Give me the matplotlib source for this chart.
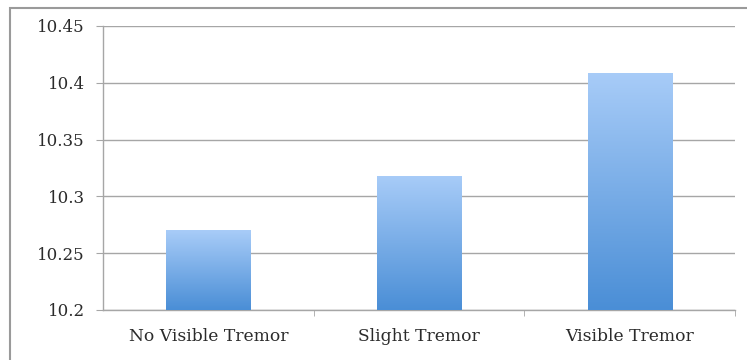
import numpy as np
import matplotlib.pyplot as plt
from matplotlib.patches import Rectangle
from matplotlib.colors import LinearSegmentedColormap

categories = ['No Visible Tremor', 'Slight Tremor', 'Visible Tremor']
values = [10.270, 10.318, 10.409]
yticks = [10.2, 10.25, 10.3, 10.35, 10.4, 10.45]
ytick_labels = ['10.2', '10.25', '10.3', '10.35', '10.4', '10.45']

GRID_COLOR = '#a6a6a6'
TEXT_COLOR = '#2b2b2b'
plt.rcParams['font.family'] = ['DejaVu Serif', 'Liberation Serif']

fig = plt.figure(figsize=(7.47, 3.6), dpi=100)
ax = fig.add_axes([103 / 747, 1 - 310 / 360, 632 / 747, 284 / 360])

# outer frame of the chart, runs off right and bottom edges
fig.patches.append(Rectangle((10 / 747, -0.05), 1.0, 1 - 8 / 360 + 0.05,
                             transform=fig.transFigure, fill=False,
                             edgecolor='#9a9a9a', linewidth=1.5))

x = np.arange(len(categories))
bars = ax.bar(x, [v - yticks[0] for v in values], bottom=yticks[0],
              width=0.4, color='none', edgecolor='none', zorder=3)

# vertical gradient inside each bar
cmap = LinearSegmentedColormap.from_list('bluegrad', ['#4a8ed6', '#a8ccf8'])
grad = np.linspace(0, 1, 256).reshape(-1, 1)
for b in bars:
    x0, y0 = b.get_x(), b.get_y()
    im = ax.imshow(grad, cmap=cmap, origin='lower', aspect='auto',
                   extent=[x0, x0 + b.get_width(), y0, y0 + b.get_height()],
                   zorder=3)
    im.set_clip_path(b)

ax.set_xlim(-0.5, len(categories) - 0.5)
ax.set_ylim(yticks[0], yticks[-1])
ax.set_yticks(yticks)
ax.set_yticklabels(ytick_labels)
ax.yaxis.grid(True, color=GRID_COLOR, linewidth=1.0, zorder=0)
ax.set_axisbelow(True)

ax.set_xticks(x)
ax.set_xticklabels(categories)
ax.set_xticks(np.arange(len(categories)) + 0.5, minor=True)
ax.tick_params(axis='x', which='major', length=0, pad=13,
               labelsize=12.3, labelcolor=TEXT_COLOR)
ax.tick_params(axis='x', which='minor', length=4, color=GRID_COLOR,
               direction='out')
ax.tick_params(axis='y', length=5, color=GRID_COLOR, pad=8,
               labelsize=12, labelcolor=TEXT_COLOR)

for side in ['top', 'right']:
    ax.spines[side].set_visible(False)
for side in ['left', 'bottom']:
    ax.spines[side].set_color(GRID_COLOR)
    ax.spines[side].set_linewidth(1.0)

fig.savefig('out.png', dpi=100)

▶ **Instructions to follow**: Everything from the first line to the line with "ax.set_axisbelow(True)" must be repeated exactly, and nothing else. Leave the pictures out.

▶ **Result of this exercise**:
Give me the matplotlib source for this chart.
import numpy as np
import matplotlib.pyplot as plt
from matplotlib.patches import Rectangle
from matplotlib.colors import LinearSegmentedColormap

categories = ['No Visible Tremor', 'Slight Tremor', 'Visible Tremor']
values = [10.270, 10.318, 10.409]
yticks = [10.2, 10.25, 10.3, 10.35, 10.4, 10.45]
ytick_labels = ['10.2', '10.25', '10.3', '10.35', '10.4', '10.45']

GRID_COLOR = '#a6a6a6'
TEXT_COLOR = '#2b2b2b'
plt.rcParams['font.family'] = ['DejaVu Serif', 'Liberation Serif']

fig = plt.figure(figsize=(7.47, 3.6), dpi=100)
ax = fig.add_axes([103 / 747, 1 - 310 / 360, 632 / 747, 284 / 360])

# outer frame of the chart, runs off right and bottom edges
fig.patches.append(Rectangle((10 / 747, -0.05), 1.0, 1 - 8 / 360 + 0.05,
                             transform=fig.transFigure, fill=False,
                             edgecolor='#9a9a9a', linewidth=1.5))

x = np.arange(len(categories))
bars = ax.bar(x, [v - yticks[0] for v in values], bottom=yticks[0],
              width=0.4, color='none', edgecolor='none', zorder=3)

# vertical gradient inside each bar
cmap = LinearSegmentedColormap.from_list('bluegrad', ['#4a8ed6', '#a8ccf8'])
grad = np.linspace(0, 1, 256).reshape(-1, 1)
for b in bars:
    x0, y0 = b.get_x(), b.get_y()
    im = ax.imshow(grad, cmap=cmap, origin='lower', aspect='auto',
                   extent=[x0, x0 + b.get_width(), y0, y0 + b.get_height()],
                   zorder=3)
    im.set_clip_path(b)

ax.set_xlim(-0.5, len(categories) - 0.5)
ax.set_ylim(yticks[0], yticks[-1])
ax.set_yticks(yticks)
ax.set_yticklabels(ytick_labels)
ax.yaxis.grid(True, color=GRID_COLOR, linewidth=1.0, zorder=0)
ax.set_axisbelow(True)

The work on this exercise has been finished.